You would certainly be forgiven for not the thinking of the Amazon basin as a hot spot for forest fires owing to torrential rainfall, rain-forest and, well, a fairly large river that is the world’s biggest. However, the El Nino conditions of 2015 that have carried through to this year saw a serious decrease in rainfall, prompting the worry over the potential for fires.
Amazon threaten like many other parts of the world from El Nino
According to satellite data from NASA, coming into the Amazon’s dry season, El Nino was responsible for the lowest amount of rainfall in the Amazon region. Drought has brought massive fires to the Amazon in 2005 an 2010 and it looks like the danger is even higher this year for forest fires according to Doug Morton, an expert on Earth science at NASA.

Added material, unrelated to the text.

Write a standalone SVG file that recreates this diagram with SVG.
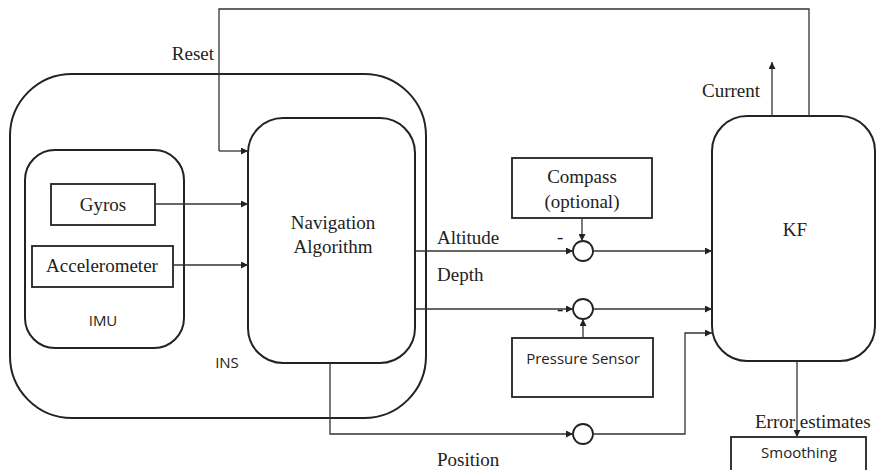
<svg xmlns="http://www.w3.org/2000/svg" width="877" height="470" viewBox="0 0 877 470">
<defs>
<marker id="ah" viewBox="0 0 10 10" refX="10" refY="5" markerWidth="7" markerHeight="7" orient="auto" markerUnits="userSpaceOnUse"><path d="M0,0 L10,5 L0,10 z" fill="#222"/></marker>
</defs>
<style>
.box{fill:none;stroke:#222;stroke-width:2}
.rect{fill:none;stroke:#222;stroke-width:1.8}
.c{fill:none;stroke:#333;stroke-width:1.3}
.ca{fill:none;stroke:#333;stroke-width:1.3;marker-end:url(#ah)}
.sum{fill:#fff;stroke:#222;stroke-width:1.8}
.s{font-family:"Liberation Serif","Times New Roman",serif;font-size:19px;fill:#222}
.n{font-family:"Open Sans","Noto Sans",sans-serif;font-size:15px;fill:#222}
</style>
<g id="ins"><rect class="box" x="10" y="74" width="416" height="344" rx="62"/><text class="n" x="227" y="368" text-anchor="middle">INS</text></g>
<g id="imu"><rect class="box" x="25" y="150" width="159" height="198" rx="30"/><text class="n" x="103" y="326" text-anchor="middle">IMU</text></g>
<g id="gyros"><rect class="rect" x="51" y="184" width="104" height="41"/><text class="s" x="103" y="211" text-anchor="middle">Gyros</text></g>
<g id="accel"><rect class="rect" x="32" y="246" width="141" height="41"/><text class="s" x="102" y="272" text-anchor="middle">Accelerometer</text></g>
<g id="nav"><rect class="box" x="248" y="118" width="167" height="245" rx="35"/><text class="s" x="333" y="229" text-anchor="middle">Navigation</text><text class="s" x="333" y="253" text-anchor="middle">Algorithm</text></g>
<g id="compass"><rect class="rect" x="512" y="158" width="140" height="60"/><text class="s" x="582" y="183" text-anchor="middle">Compass</text><text class="s" x="582" y="208" text-anchor="middle">(optional)</text></g>
<g id="pressure"><rect class="rect" x="512" y="338" width="141" height="59"/><text class="n" x="583" y="364" text-anchor="middle">Pressure Sensor</text></g>
<g id="kf"><rect class="box" x="712" y="116" width="163" height="245" rx="35"/><text class="s" x="795" y="236" text-anchor="middle">KF</text></g>
<g id="smoothing"><rect class="rect" x="731" y="437" width="135" height="40"/><text class="n" x="799" y="458" text-anchor="middle">Smoothing</text></g>
<g id="sum1"><circle class="sum" cx="583" cy="251" r="10"/></g>
<g id="sum2"><circle class="sum" cx="583" cy="309" r="10"/></g>
<g id="sum3"><circle class="sum" cx="583" cy="434" r="10"/></g>
<g id="connectors">
<path class="c" d="M809,116 V9 H219 V151"/>
<path class="ca" d="M219,151 H248"/>
<path class="ca" d="M155,204 H248"/>
<path class="ca" d="M173,265 H248"/>
<path class="ca" d="M415,251 H573"/>
<path class="ca" d="M593,251 H712"/>
<path class="ca" d="M415,309 H573"/>
<path class="ca" d="M593,309 H712"/>
<path class="ca" d="M582,218 V241"/>
<path class="ca" d="M583,338 V319"/>
<path class="ca" d="M330,363 V434 H573"/>
<path class="ca" d="M593,434 H685 V333 H712"/>
<path class="ca" d="M772,116 V62"/>
<path class="ca" d="M797,361 V437"/>
</g>
<g id="labels">
<text class="s" x="214" y="60" text-anchor="end">Reset</text>
<text class="s" x="760" y="97" text-anchor="end">Current</text>
<text class="s" x="437" y="244">Altitude</text>
<text class="s" x="437" y="281">Depth</text>
<text class="s" x="557" y="243">-</text>
<text class="s" x="557" y="315">-</text>
<text class="s" x="437" y="466">Position</text>
<text class="s" x="755" y="428">Error estimates</text>
</g>
</svg>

Most of the danger is limited to the southern Amazon region said Morton.
“Severe drought conditions at the start of the dry season set the stage for extreme fire risk in 2016 across the southern Amazon,” Morton said.
In addition to looking at overall rainfall, the researchers looked at groundwater levels in the Amazon with data from the Gravity Recovery and Climate Experiment (GRACE).
Liana Anderson, a scientist from Brazil’s National Center for Monitoring and Early Warning of Natural Disasters (CEMADEN) thanked NASA and UCI for the warning so her department can ready themselves for the possibilities of massive fires while the country hosts the Olympics this summer.
Worst year in recent memory for risk
While 2005 and 2010 were massive drought years, all signs suggest that this year is considerably worse and threatens the region that is already losing huge swaths of land to planned burns that are often made for cattle raising despite climate scientists suggestions that the Amazon rain-forest is key to scrubbing carbon dioxide out of the atmosphere. In fact, it’s truly a double edged sword as the rain-forest instead of removing carbon dioxide is producing it during the razing of the forests by fire and/or heavy machinery.
The scientists are essentially monitoring the threat in “real time” as the Terra satellite’s Moderate resolution Imaging Spectroradiometer (MODIS) instrument, and the Global Fire Emissions Database (GFED) give them new data every hour and allow them to put it together multiple times each day.
Jim Randerson, a scientist from UCI, points out that with low underground water levels in the Amazon, millions of trees are feeling the stress and as a result are lowering the humidity of the region, which of course raises the threat of fires growing out of control.
“When trees have less moisture to draw upon at the beginning of the dry season, they become more vulnerable to fire, and evaporate less water into the atmosphere,” he said. “This puts millions of trees under stress and lowers humidity across the region, allowing fires to grow bigger than they normally would.”
While fire is clearly bad for the forest, the smoke is also a danger for those in the area who suffer from respiratory issues like asthma.